The CLI is at the core of both Cisco’s complaints against Arista and Arista’s countersuit against Cisco. Cisco officials claim that many of the features in Arista’s EOS network operating system were patented by former Cisco employees who now work at Arista. Many top executives at the 11-year-old Arista—including CEO Jayshree Ullal (pictured)—are former Cisco employees. Arista officials have pushed back at the allegations, claiming that EOS was built from the ground up and that Cisco’s lawsuit is essentially a threatened giant lashing out at competitors.
Other networking vendors, such as Hewlett Packard Enterprise and Juniper Networks, copy a small amount of commands for their products, Cisco has claimed. However, the company says that in its EOS, Arista copied 550 commands from the CLI.

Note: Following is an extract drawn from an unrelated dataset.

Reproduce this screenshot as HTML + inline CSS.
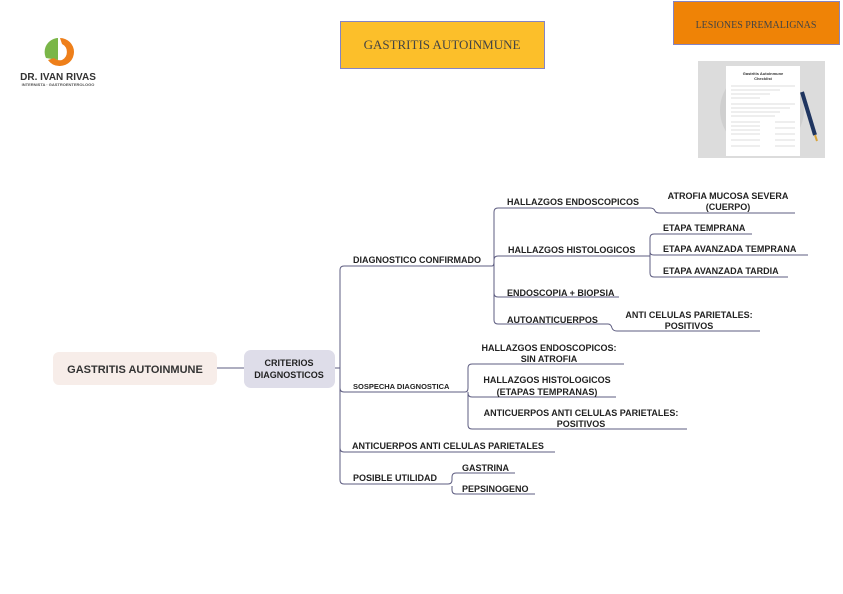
<!DOCTYPE html>
<html><head><meta charset="utf-8"><style>
html,body{margin:0;padding:0;background:#fff;}
svg{display:block;}
.t{font-family:"Liberation Sans",sans-serif;font-weight:bold;font-size:9px;fill:#222;}
</style></head><body>
<svg width="843" height="594" viewBox="0 0 843 594" xmlns="http://www.w3.org/2000/svg">
<!-- logo -->
<path d="M58 38 A14 14 0 0 0 46 58 L58 60 Z" fill="#7ab648"/>
<path d="M60 38 A14 14 0 0 1 60 66 A14 14 0 0 1 48 60 L54 58 A9 9 0 0 0 62 60 A9 9 0 0 0 62 44 Z" fill="#ee7f1a"/>
<text x="58" y="80" text-anchor="middle" font-family="Liberation Sans,sans-serif" font-weight="bold" font-size="10" fill="#333">DR. IVAN RIVAS</text>
<text x="58" y="86" text-anchor="middle" font-family="Liberation Sans,sans-serif" font-weight="bold" font-size="4" fill="#555">INTERNISTA · GASTROENTEROLOGO</text>
<!-- title boxes -->
<rect x="340.5" y="21.5" width="204" height="47" fill="#fcbf2a" stroke="#8484c4"/>
<text x="442" y="49" text-anchor="middle" font-family="Liberation Serif,serif" font-size="13" fill="#444">GASTRITIS AUTOINMUNE</text>
<rect x="673.5" y="1.5" width="166" height="43" fill="#ef8306" stroke="#8484c4"/>
<text x="756" y="28" text-anchor="middle" font-family="Liberation Serif,serif" font-size="10" fill="#444">LESIONES PREMALIGNAS</text>
<!-- image -->
<rect x="698" y="61" width="127" height="97" fill="#dcdcdc"/>
<circle cx="762" cy="110" r="42" fill="#cfcfcf"/>
<rect x="726" y="66" width="74" height="90" fill="#fff"/>
<text x="763" y="75" text-anchor="middle" font-family="Liberation Sans,sans-serif" font-size="4" font-weight="bold" fill="#333">Gastritis Autoinmune</text>
<text x="763" y="80" text-anchor="middle" font-family="Liberation Sans,sans-serif" font-size="4" font-weight="bold" fill="#333">Checklist</text>
<g stroke="#bbb" stroke-width="0.6">
<line x1="731" y1="86" x2="795" y2="86"/><line x1="731" y1="90" x2="780" y2="90"/><line x1="731" y1="94" x2="770" y2="94"/><line x1="731" y1="98" x2="760" y2="98"/>
<line x1="731" y1="104" x2="795" y2="104"/><line x1="731" y1="108" x2="790" y2="108"/><line x1="731" y1="112" x2="780" y2="112"/><line x1="731" y1="116" x2="775" y2="116"/>
<line x1="731" y1="122" x2="760" y2="122"/><line x1="731" y1="126" x2="760" y2="126"/><line x1="731" y1="130" x2="760" y2="130"/><line x1="731" y1="134" x2="760" y2="134"/><line x1="731" y1="140" x2="760" y2="140"/><line x1="731" y1="146" x2="760" y2="146"/>
<line x1="775" y1="122" x2="795" y2="122"/><line x1="775" y1="128" x2="795" y2="128"/><line x1="775" y1="134" x2="795" y2="134"/><line x1="775" y1="140" x2="795" y2="140"/><line x1="775" y1="146" x2="795" y2="146"/>
</g>
<line x1="802" y1="92" x2="815" y2="135" stroke="#1f3560" stroke-width="4"/>
<line x1="815" y1="135" x2="817" y2="141" stroke="#d9a43a" stroke-width="2"/>
<!-- nodes -->
<rect x="53" y="352" width="164" height="33" rx="6" fill="#f7ede9"/>
<text x="135" y="373" text-anchor="middle" font-family="Liberation Sans,sans-serif" font-weight="bold" font-size="11" fill="#333">GASTRITIS AUTOINMUNE</text>
<rect x="244" y="350" width="91" height="38" rx="7" fill="#dedde9"/>
<text x="289" y="366" text-anchor="middle" class="t">CRITERIOS</text>
<text x="289" y="378" text-anchor="middle" class="t">DIAGNOSTICOS</text>
<!-- connectors -->
<g fill="none" stroke="#5d5c80" stroke-width="1">
<line x1="217" y1="368" x2="244" y2="368"/>
<line x1="335" y1="368" x2="340" y2="368"/>
<path d="M492 266 H344 Q340 266 340 270 V480 Q340 484 344 484 H448"/>
<path d="M340 388 Q340 392 344 392 H465"/>
<path d="M340 448 Q340 452 344 452 H555"/>
<path d="M492 266 Q494 266 494 262"/>
<path d="M494 320 V212 Q494 208 498 208 H650 Q654 208 655 211 Q656 213 660 213 H795"/>
<path d="M494 260 Q494 256 498 256 H650"/>
<path d="M494 293 Q494 297 498 297 H619"/>
<path d="M494 320 Q494 324 498 324 H608 Q611 324 612 328 Q613 331 617 331 H760"/>
<path d="M650 256 V238 Q650 234 654 234 H752"/>
<path d="M650 252 Q650 255 654 255 H808"/>
<path d="M650 256 V273 Q650 277 654 277 H788"/>
<path d="M465 392 Q468 392 468 388 V368 Q468 364 472 364 H624"/>
<path d="M468 393 Q468 397 472 397 H616"/>
<path d="M468 392 V425 Q468 429 472 429 H687"/>
<path d="M448 484 Q452 484 452 480 V477 Q452 473 456 473 H515"/>
<path d="M452 486 V490 Q452 494 456 494 H535"/>
</g>
<!-- labels -->
<text x="353" y="263" class="t">DIAGNOSTICO CONFIRMADO</text>
<text x="353" y="389" class="t" style="font-size:7.5px">SOSPECHA DIAGNOSTICA</text>
<text x="352" y="449" class="t">ANTICUERPOS ANTI CELULAS PARIETALES</text>
<text x="353" y="481" class="t">POSIBLE UTILIDAD</text>
<text x="507" y="205" class="t">HALLAZGOS ENDOSCOPICOS</text>
<text x="728" y="199" text-anchor="middle" class="t">ATROFIA MUCOSA SEVERA</text>
<text x="728" y="210" text-anchor="middle" class="t">(CUERPO)</text>
<text x="508" y="253" class="t">HALLAZGOS HISTOLOGICOS</text>
<text x="663" y="231" class="t">ETAPA TEMPRANA</text>
<text x="663" y="252" class="t">ETAPA AVANZADA TEMPRANA</text>
<text x="663" y="274" class="t">ETAPA AVANZADA TARDIA</text>
<text x="507" y="296" class="t">ENDOSCOPIA + BIOPSIA</text>
<text x="507" y="323" class="t">AUTOANTICUERPOS</text>
<text x="689" y="318" text-anchor="middle" class="t">ANTI CELULAS PARIETALES:</text>
<text x="689" y="329" text-anchor="middle" class="t">POSITIVOS</text>
<text x="549" y="351" text-anchor="middle" class="t">HALLAZGOS ENDOSCOPICOS:</text>
<text x="549" y="362" text-anchor="middle" class="t">SIN ATROFIA</text>
<text x="547" y="383" text-anchor="middle" class="t">HALLAZGOS HISTOLOGICOS</text>
<text x="547" y="395" text-anchor="middle" class="t">(ETAPAS TEMPRANAS)</text>
<text x="581" y="416" text-anchor="middle" class="t">ANTICUERPOS ANTI CELULAS PARIETALES:</text>
<text x="581" y="427" text-anchor="middle" class="t">POSITIVOS</text>
<text x="462" y="471" class="t">GASTRINA</text>
<text x="462" y="492" class="t">PEPSINOGENO</text>
</svg>
</body></html>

In their antitrust lawsuit, Arista officials are focusing on two areas, the first of which involves the CLI. They claim that in the years before Arista was launched and Cisco was even more dominant in the networking space, the larger company claimed that the CLI used in its own IOS operating system was “industry standard” and that Cisco officials knew that Arista and other vendors used those commands as well to make it easier for network administrators who had learned them over the years.
However, as Arista grew and became a potent competitor, Cisco officials changed their message and began claiming copyright protection over the CLI in an effort to hinder competition.
In addition, Cisco also is now penalizing customers through its SMARTnet maintenance and service contracts if they opt to use hardware from a competitor. “These penalties far exceed any additional cost for Cisco and are so onerous that they render associated price of equipment sales below cost,” Arista officials wrote in the complaint.